** Start of SOURCE DATA **
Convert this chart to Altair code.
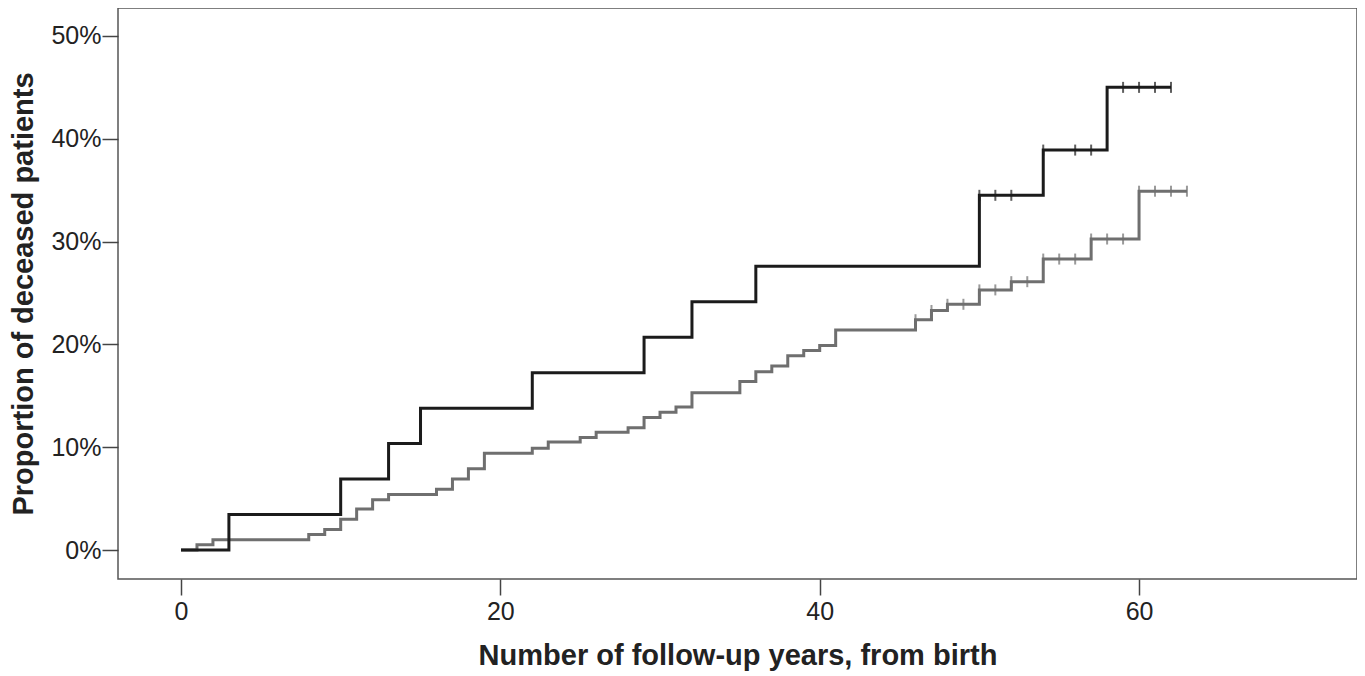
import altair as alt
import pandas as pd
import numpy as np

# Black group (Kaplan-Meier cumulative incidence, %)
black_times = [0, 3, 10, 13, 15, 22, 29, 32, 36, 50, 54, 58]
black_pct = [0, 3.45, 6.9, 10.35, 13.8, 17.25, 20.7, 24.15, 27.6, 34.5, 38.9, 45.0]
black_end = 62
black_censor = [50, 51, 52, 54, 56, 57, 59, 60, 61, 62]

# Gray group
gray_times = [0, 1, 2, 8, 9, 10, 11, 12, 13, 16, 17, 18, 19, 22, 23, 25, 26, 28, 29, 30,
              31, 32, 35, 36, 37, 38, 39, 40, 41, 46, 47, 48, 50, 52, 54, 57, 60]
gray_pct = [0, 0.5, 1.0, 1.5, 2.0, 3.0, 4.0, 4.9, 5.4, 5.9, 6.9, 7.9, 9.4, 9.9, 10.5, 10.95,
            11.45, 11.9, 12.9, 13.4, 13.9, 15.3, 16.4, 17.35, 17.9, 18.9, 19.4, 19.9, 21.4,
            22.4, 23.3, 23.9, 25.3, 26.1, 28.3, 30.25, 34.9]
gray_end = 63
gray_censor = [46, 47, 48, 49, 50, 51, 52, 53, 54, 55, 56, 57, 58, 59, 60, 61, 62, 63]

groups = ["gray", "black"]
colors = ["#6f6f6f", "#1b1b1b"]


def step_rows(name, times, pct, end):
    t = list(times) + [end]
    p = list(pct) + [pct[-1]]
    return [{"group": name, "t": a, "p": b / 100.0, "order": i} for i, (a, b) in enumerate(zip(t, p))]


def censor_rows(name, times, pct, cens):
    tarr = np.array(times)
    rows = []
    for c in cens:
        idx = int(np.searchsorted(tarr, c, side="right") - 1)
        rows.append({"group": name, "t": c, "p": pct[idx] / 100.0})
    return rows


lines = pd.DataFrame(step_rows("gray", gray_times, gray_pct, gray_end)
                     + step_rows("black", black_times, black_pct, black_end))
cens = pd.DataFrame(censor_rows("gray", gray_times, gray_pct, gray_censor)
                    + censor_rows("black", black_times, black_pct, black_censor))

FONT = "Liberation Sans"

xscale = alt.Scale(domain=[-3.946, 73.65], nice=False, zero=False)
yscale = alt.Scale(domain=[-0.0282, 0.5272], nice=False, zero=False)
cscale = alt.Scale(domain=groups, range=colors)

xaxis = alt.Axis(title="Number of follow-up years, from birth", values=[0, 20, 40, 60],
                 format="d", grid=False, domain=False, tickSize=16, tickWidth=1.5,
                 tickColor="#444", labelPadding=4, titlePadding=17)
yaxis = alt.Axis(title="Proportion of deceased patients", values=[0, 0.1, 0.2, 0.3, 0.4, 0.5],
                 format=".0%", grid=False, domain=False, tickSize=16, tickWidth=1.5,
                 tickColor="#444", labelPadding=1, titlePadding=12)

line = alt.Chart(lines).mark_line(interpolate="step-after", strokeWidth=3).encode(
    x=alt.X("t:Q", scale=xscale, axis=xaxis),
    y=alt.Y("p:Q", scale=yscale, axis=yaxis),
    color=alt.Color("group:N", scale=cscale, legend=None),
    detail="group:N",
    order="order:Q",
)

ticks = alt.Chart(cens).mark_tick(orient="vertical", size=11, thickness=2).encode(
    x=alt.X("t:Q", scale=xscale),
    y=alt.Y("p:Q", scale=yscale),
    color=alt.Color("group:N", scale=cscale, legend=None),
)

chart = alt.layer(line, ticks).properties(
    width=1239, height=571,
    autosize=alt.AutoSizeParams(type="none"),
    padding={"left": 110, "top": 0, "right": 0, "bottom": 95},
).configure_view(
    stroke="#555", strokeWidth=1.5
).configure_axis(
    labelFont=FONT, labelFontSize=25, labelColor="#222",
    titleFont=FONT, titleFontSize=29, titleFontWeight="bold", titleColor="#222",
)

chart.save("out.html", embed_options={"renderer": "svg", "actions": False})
** End of SOURCE DATA **
EXERCISE INSTRUCTIONS ▸
Ignore the images and quote every line of the listing exactly.

ANSWER TO THIS EXERCISE ▸
Convert this chart to Altair code.
import altair as alt
import pandas as pd
import numpy as np

# Black group (Kaplan-Meier cumulative incidence, %)
black_times = [0, 3, 10, 13, 15, 22, 29, 32, 36, 50, 54, 58]
black_pct = [0, 3.45, 6.9, 10.35, 13.8, 17.25, 20.7, 24.15, 27.6, 34.5, 38.9, 45.0]
black_end = 62
black_censor = [50, 51, 52, 54, 56, 57, 59, 60, 61, 62]

# Gray group
gray_times = [0, 1, 2, 8, 9, 10, 11, 12, 13, 16, 17, 18, 19, 22, 23, 25, 26, 28, 29, 30,
              31, 32, 35, 36, 37, 38, 39, 40, 41, 46, 47, 48, 50, 52, 54, 57, 60]
gray_pct = [0, 0.5, 1.0, 1.5, 2.0, 3.0, 4.0, 4.9, 5.4, 5.9, 6.9, 7.9, 9.4, 9.9, 10.5, 10.95,
            11.45, 11.9, 12.9, 13.4, 13.9, 15.3, 16.4, 17.35, 17.9, 18.9, 19.4, 19.9, 21.4,
            22.4, 23.3, 23.9, 25.3, 26.1, 28.3, 30.25, 34.9]
gray_end = 63
gray_censor = [46, 47, 48, 49, 50, 51, 52, 53, 54, 55, 56, 57, 58, 59, 60, 61, 62, 63]

groups = ["gray", "black"]
colors = ["#6f6f6f", "#1b1b1b"]


def step_rows(name, times, pct, end):
    t = list(times) + [end]
    p = list(pct) + [pct[-1]]
    return [{"group": name, "t": a, "p": b / 100.0, "order": i} for i, (a, b) in enumerate(zip(t, p))]


def censor_rows(name, times, pct, cens):
    tarr = np.array(times)
    rows = []
    for c in cens:
        idx = int(np.searchsorted(tarr, c, side="right") - 1)
        rows.append({"group": name, "t": c, "p": pct[idx] / 100.0})
    return rows


lines = pd.DataFrame(step_rows("gray", gray_times, gray_pct, gray_end)
                     + step_rows("black", black_times, black_pct, black_end))
cens = pd.DataFrame(censor_rows("gray", gray_times, gray_pct, gray_censor)
                    + censor_rows("black", black_times, black_pct, black_censor))

FONT = "Liberation Sans"

xscale = alt.Scale(domain=[-3.946, 73.65], nice=False, zero=False)
yscale = alt.Scale(domain=[-0.0282, 0.5272], nice=False, zero=False)
cscale = alt.Scale(domain=groups, range=colors)

xaxis = alt.Axis(title="Number of follow-up years, from birth", values=[0, 20, 40, 60],
                 format="d", grid=False, domain=False, tickSize=16, tickWidth=1.5,
                 tickColor="#444", labelPadding=4, titlePadding=17)
yaxis = alt.Axis(title="Proportion of deceased patients", values=[0, 0.1, 0.2, 0.3, 0.4, 0.5],
                 format=".0%", grid=False, domain=False, tickSize=16, tickWidth=1.5,
                 tickColor="#444", labelPadding=1, titlePadding=12)

line = alt.Chart(lines).mark_line(interpolate="step-after", strokeWidth=3).encode(
    x=alt.X("t:Q", scale=xscale, axis=xaxis),
    y=alt.Y("p:Q", scale=yscale, axis=yaxis),
    color=alt.Color("group:N", scale=cscale, legend=None),
    detail="group:N",
    order="order:Q",
)

ticks = alt.Chart(cens).mark_tick(orient="vertical", size=11, thickness=2).encode(
    x=alt.X("t:Q", scale=xscale),
    y=alt.Y("p:Q", scale=yscale),
    color=alt.Color("group:N", scale=cscale, legend=None),
)

chart = alt.layer(line, ticks).properties(
    width=1239, height=571,
    autosize=alt.AutoSizeParams(type="none"),
    padding={"left": 110, "top": 0, "right": 0, "bottom": 95},
).configure_view(
    stroke="#555", strokeWidth=1.5
).configure_axis(
    labelFont=FONT, labelFontSize=25, labelColor="#222",
    titleFont=FONT, titleFontSize=29, titleFontWeight="bold", titleColor="#222",
)

chart.save("out.html", embed_options={"renderer": "svg", "actions": False})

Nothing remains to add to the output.